Throughout the conference, Democrats were excluded from negotiations about the bill, but the Bush Administration Justice Department was included. It is bizarre to say the least for a conference that is supposed to be between elected representatives to exclude those representatives and instead include a group with a vested interest in the bill -- the Justice Department. No similar access was provided for the American Civil Liberities Union or Americans for Tax Reform, groups with concerns about the Act.
As to the substance of the bill, it contains many illusory provisions that appear to be pro-civil liberties, but are really meaningless or steps backward. Here is a rough sketch: No 4-year Sunsets for Controversial Provisions: On November 9th, this House voted unanimously in support of 4-year sunsets for only the most dangerous and controversial sections of the PATRIOT Act: intelligence orders, roving wiretaps and the lone wolf authority.
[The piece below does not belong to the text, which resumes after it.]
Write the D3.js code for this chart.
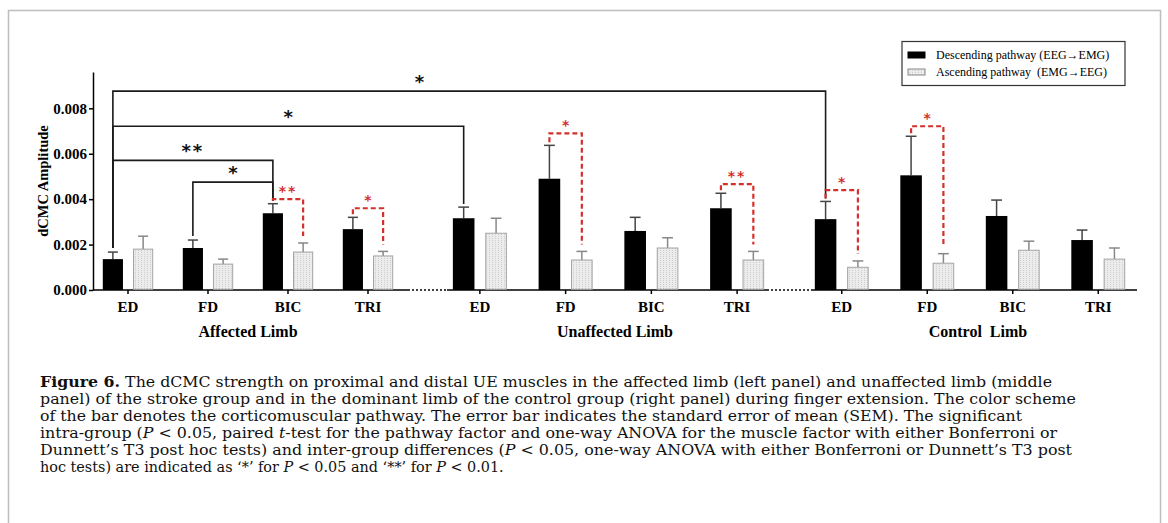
<!DOCTYPE html>
<html>
<head>
<meta charset="utf-8">
<script src="https://cdn.jsdelivr.net/npm/d3@7"></script>
<style>
  body { margin: 0; background: #fff; }
  text { font-family: "Liberation Serif", "Times New Roman", serif; }
</style>
</head>
<body>
<div id="chart"></div>
<script>
// --- data ---
const muscles = ["ED", "FD", "BIC", "TRI"];
const limbs = ["Affected Limb", "Unaffected Limb", "Control  Limb"];
const pathways = ["Descending pathway (EEG\u2192EMG)", "Ascending pathway  (EMG\u2192EEG)"];

// one row per limb, one value per muscle
const descending = [
  [0.00136, 0.00185, 0.00338, 0.00268],
  [0.00316, 0.00490, 0.00260, 0.00360],
  [0.00312, 0.00505, 0.00326, 0.00220]
];
const descendingSem = [
  [0.00031, 0.00035, 0.00042, 0.00052],
  [0.00049, 0.00147, 0.00060, 0.00066],
  [0.00078, 0.00172, 0.00070, 0.00044]
];
const ascending = [
  [0.00180, 0.00114, 0.00167, 0.00150],
  [0.00250, 0.00132, 0.00185, 0.00132],
  [0.00100, 0.00118, 0.00175, 0.00136]
];
const ascendingSem = [
  [0.00057, 0.00022, 0.00040, 0.00020],
  [0.00066, 0.00038, 0.00045, 0.00038],
  [0.00028, 0.00042, 0.00040, 0.00049]
];
const yTicks = [0, 0.002, 0.004, 0.006, 0.008];

// inter-group brackets (descending bars): [limb, muscle]
const interBrackets = [
  { from: [0, 0], to: [2, 0], level: 0.00876, label: "*" },
  { from: [0, 0], to: [1, 0], level: 0.00721, label: "*" },
  { from: [0, 0], to: [0, 2], level: 0.00571, label: "**" },
  { from: [0, 1], to: [0, 2], level: 0.00475, label: "*" }
];
// pathway brackets (descending vs ascending)
const pathwayBrackets = [
  { limb: 0, muscle: 2, level: 0.00400, label: "**" },
  { limb: 0, muscle: 3, level: 0.00360, label: "*" },
  { limb: 1, muscle: 1, level: 0.00690, label: "*" },
  { limb: 1, muscle: 3, level: 0.00466, label: "**" },
  { limb: 2, muscle: 0, level: 0.00440, label: "*" },
  { limb: 2, muscle: 1, level: 0.00721, label: "*" }
];

const captionLines = [
  [["Figure 6.", "b"], [" The dCMC strength on proximal and distal UE muscles in the affected limb (left panel) and unaffected limb (middle", ""]],
  [["panel) of the stroke group and in the dominant limb of the control group (right panel) during finger extension. The color scheme", ""]],
  [["of the bar denotes the corticomuscular pathway. The error bar indicates the standard error of mean (SEM). The significant", ""]],
  [["intra-group (", ""], ["P", "i"], [" < 0.05, paired ", ""], ["t", "i"], ["-test for the pathway factor and one-way ANOVA for the muscle factor with either Bonferroni or", ""]],
  [["Dunnett\u2019s T3 post hoc tests) and inter-group differences (", ""], ["P", "i"], [" < 0.05, one-way ANOVA with either Bonferroni or Dunnett\u2019s T3 post", ""]],
  [["hoc tests) are indicated as \u2018*\u2019 for ", ""], ["P", "i"], [" < 0.05 and \u2018**\u2019 for ", ""], ["P", "i"], [" < 0.01.", ""]]
];

// --- layout ---
const width = 1168, height = 523;
const panelRanges = [[88, 408], [437, 780], [799, 1141]];
const axisSpans = [[93, 408], [447, 767], [813, 1137]];
const titleX = [248, 615, 978];
const captionWidths = [1012, 1036, 982, 1017, 1032, null];
const red = "#d3302c";

const svg = d3.select("#chart").append("svg")
  .attr("width", width).attr("height", height);

// frame
svg.append("rect")
  .attr("x", 8.5).attr("y", 10.5)
  .attr("width", 1152).attr("height", 540)
  .attr("fill", "none").attr("stroke", "#bdbdbd").attr("stroke-width", 1.5);

// texture for ascending bars
const defs = svg.append("defs");
const pat = defs.append("pattern")
  .attr("id", "dots").attr("patternUnits", "userSpaceOnUse")
  .attr("width", 3).attr("height", 2);
pat.append("rect").attr("width", 3).attr("height", 2).attr("fill", "#ececec");
pat.append("rect").attr("width", 1).attr("height", 1).attr("fill", "#cdcdcd");

const y = d3.scaleLinear().domain([0, 0.0096]).range([290, 72]);

// y axis
const yAxis = svg.append("g")
  .attr("transform", "translate(93,0)")
  .call(d3.axisLeft(y).tickValues(yTicks).tickFormat(d3.format(".3f")).tickSize(4).tickSizeOuter(0));
yAxis.select(".domain").attr("stroke", "#000").attr("stroke-width", 1.5);
yAxis.selectAll(".tick line").attr("stroke", "#000").attr("stroke-width", 1.5);
yAxis.selectAll(".tick text")
  .attr("x", -6)
  .style("font-family", "Liberation Serif, serif")
  .style("font-weight", "bold").style("font-size", "15px").attr("fill", "#000");

svg.append("text")
  .attr("transform", "translate(48,181) rotate(-90)")
  .attr("text-anchor", "middle")
  .style("font-weight", "bold").style("font-size", "14.5px")
  .text("dCMC Amplitude");

// scales per panel
const panels = limbs.map((limb, i) => {
  const x0 = d3.scaleBand().domain(muscles).range(panelRanges[i]);
  const inner = x0.bandwidth() * 0.63;
  const x1 = d3.scaleBand().domain(["desc", "asc"]).range([0, inner]).paddingInner(1 / 3);
  const off = (x0.bandwidth() - inner) / 2;
  return { x0, x1, off };
});
const barX = (li, mi, key) => panels[li].x0(muscles[mi]) + panels[li].off + panels[li].x1(key);
const barCx = (li, mi, key) => barX(li, mi, key) + panels[li].x1.bandwidth() / 2;
const capY = (li, mi, key) => key === "desc"
  ? y(descending[li][mi] + descendingSem[li][mi])
  : y(ascending[li][mi] + ascendingSem[li][mi]);

// x axis segments and dotted joins
axisSpans.forEach((s, i) => {
  svg.append("line")
    .attr("x1", s[0]).attr("x2", s[1]).attr("y1", y(0)).attr("y2", y(0))
    .attr("stroke", "#000").attr("stroke-width", 1.5);
  if (i < axisSpans.length - 1) {
    svg.append("line")
      .attr("x1", s[1]).attr("x2", axisSpans[i + 1][0]).attr("y1", y(0)).attr("y2", y(0))
      .attr("stroke", "#000").attr("stroke-width", 1.5).attr("stroke-dasharray", "2,2");
  }
});

panels.forEach((p, li) => {
  const g = svg.append("g");
  const rows = muscles.map((m, mi) => ({
    m, mi,
    desc: descending[li][mi], descSem: descendingSem[li][mi],
    asc: ascending[li][mi], ascSem: ascendingSem[li][mi]
  }));

  // error bars (drawn first so bars sit over the stems)
  ["desc", "asc"].forEach(key => {
    const col = key === "desc" ? "#444" : "#888";
    const bw = p.x1.bandwidth();
    rows.forEach(r => {
      const cx = barCx(li, r.mi, key);
      const v = r[key], e = r[key + "Sem"];
      g.append("line").attr("x1", cx).attr("x2", cx)
        .attr("y1", y(v)).attr("y2", y(v + e))
        .attr("stroke", col).attr("stroke-width", 1.5);
      g.append("line").attr("x1", cx - bw / 4).attr("x2", cx + bw / 4)
        .attr("y1", y(v + e)).attr("y2", y(v + e))
        .attr("stroke", col).attr("stroke-width", 1.5);
    });
  });

  g.selectAll(".desc").data(rows).enter().append("rect")
    .attr("x", d => barX(li, d.mi, "desc"))
    .attr("y", d => y(d.desc))
    .attr("width", p.x1.bandwidth())
    .attr("height", d => y(0) - y(d.desc))
    .attr("fill", "#000");

  g.selectAll(".asc").data(rows).enter().append("rect")
    .attr("x", d => barX(li, d.mi, "asc") + 0.5)
    .attr("y", d => y(d.asc))
    .attr("width", p.x1.bandwidth() - 1)
    .attr("height", d => y(0) - y(d.asc) - 0.75)
    .attr("fill", "url(#dots)")
    .attr("stroke", "#a3a3a3").attr("stroke-width", 1);

  // ticks + labels
  muscles.forEach(m => {
    const cx = p.x0(m) + p.x0.bandwidth() / 2;
    svg.append("line").attr("x1", cx).attr("x2", cx)
      .attr("y1", y(0)).attr("y2", y(0) + 4)
      .attr("stroke", "#000").attr("stroke-width", 1.5);
    svg.append("text").attr("x", cx).attr("y", 312)
      .attr("text-anchor", "middle")
      .style("font-weight", "bold").style("font-size", "15px")
      .text(m);
  });

  svg.append("text").attr("x", titleX[li]).attr("y", 337)
    .attr("text-anchor", "middle")
    .style("font-weight", "bold").style("font-size", "16px")
    .attr("xml:space", "preserve")
    .text(limbs[li]);
});

// stars: text centered on a point
function star(x, yc, label, color, size) {
  svg.append("text")
    .attr("x", x).attr("y", yc + size * 0.42)
    .attr("text-anchor", "middle")
    .attr("fill", color)
    .style("font-family", "DejaVu Sans, sans-serif")
    .style("font-weight", "bold")
    .style("font-size", size + "px")
    .style("letter-spacing", label.length > 1 ? "2px" : "0px")
    .text(label);
}

// inter-group brackets
const labelFrac = [0.43, 0.5, 0.5, 0.5];
interBrackets.forEach((b, i) => {
  const xa = barCx(b.from[0], b.from[1], "desc");
  const xb = barCx(b.to[0], b.to[1], "desc");
  const ly = y(b.level);
  const ya = capY(b.from[0], b.from[1], "desc") - 4;
  const yb = capY(b.to[0], b.to[1], "desc") - 3;
  svg.append("path")
    .attr("d", `M${xa},${ya}V${ly}H${xb}V${yb}`)
    .attr("fill", "none").attr("stroke", "#1a1a1a").attr("stroke-width", 1.6);
  star(xa + (xb - xa) * labelFrac[i], ly - 11, b.label, "#111", 18);
});

// pathway brackets (red dashed)
pathwayBrackets.forEach(b => {
  const xa = barCx(b.limb, b.muscle, "desc");
  const xb = barCx(b.limb, b.muscle, "asc");
  const ly = y(b.level);
  const ya = capY(b.limb, b.muscle, "desc") - 3;
  const yb = capY(b.limb, b.muscle, "asc") - 7;
  svg.append("path")
    .attr("d", `M${xa},${ya}V${ly}H${xb}V${yb}`)
    .attr("fill", "none").attr("stroke", red).attr("stroke-width", 2.2)
    .attr("stroke-dasharray", "5,3");
  star((xa + xb) / 2, ly - 9, b.label, red, 14);
});

// legend
const lg = svg.append("g");
lg.append("rect").attr("x", 902).attr("y", 41.5).attr("width", 223).attr("height", 44)
  .attr("fill", "#fff").attr("stroke", "#333").attr("stroke-width", 1.2);
pathways.forEach((name, i) => {
  const yy = 55 + i * 17;
  lg.append("rect").attr("x", 908).attr("y", yy - 3).attr("width", 17).attr("height", 6)
    .attr("fill", i === 0 ? "#000" : "url(#dots)")
    .attr("stroke", i === 0 ? "#000" : "#888").attr("stroke-width", 1);
  lg.append("text").attr("x", 936).attr("y", yy + 4)
    .style("font-size", "12px").attr("xml:space", "preserve")
    .text(name);
});

// caption
captionLines.forEach((segs, i) => {
  const t = svg.append("text")
    .attr("x", 40).attr("y", 387 + i * 17)
    .attr("xml:space", "preserve")
    .style("font-family", "DejaVu Serif, serif")
    .style("font-size", "14.4px").attr("fill", "#111");
  segs.forEach(([s, st]) => {
    t.append("tspan")
      .style("font-weight", st === "b" ? "bold" : "normal")
      .style("font-style", st === "i" ? "italic" : "normal")
      .text(s);
  });
  if (captionWidths[i]) t.attr("textLength", captionWidths[i]).attr("lengthAdjust", "spacingAndGlyphs");
});
</script>
</body>
</html>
The Senate bill contained a 4 year sunset. Unfortunately, the conference report includes only a 7-year sunset making meaningful oversight very difficult for the next several Congresses.
No Standard for Library and Other Intrusive Records: The Conference Report still leaves Section 215 of the PATRIOT Act, orders for any tangible thing (library and bookstore records, firearms, and business records), subject to only a "relevance" standard, allowing the government to go on fishing expeditions. It allows for a very limited right to judicial review that is of questionable value. No Standard for Issuing or Meaningful Challenge to National Security Letters: Last week we learned that over 30,000 national security letters (NSLs) are issued every year to banks, internet providers, insurance companies and other businesses without court approval. However, the Conference Report provides no meaningful mechanism to challenge these letters in court. Even worse -- the legislation has no way ensure that the private information is destroyed after it's collected, letting it sit in government databases forever. It also imposes a 1 year prison sentence if you publicly reveal that you received an NSL.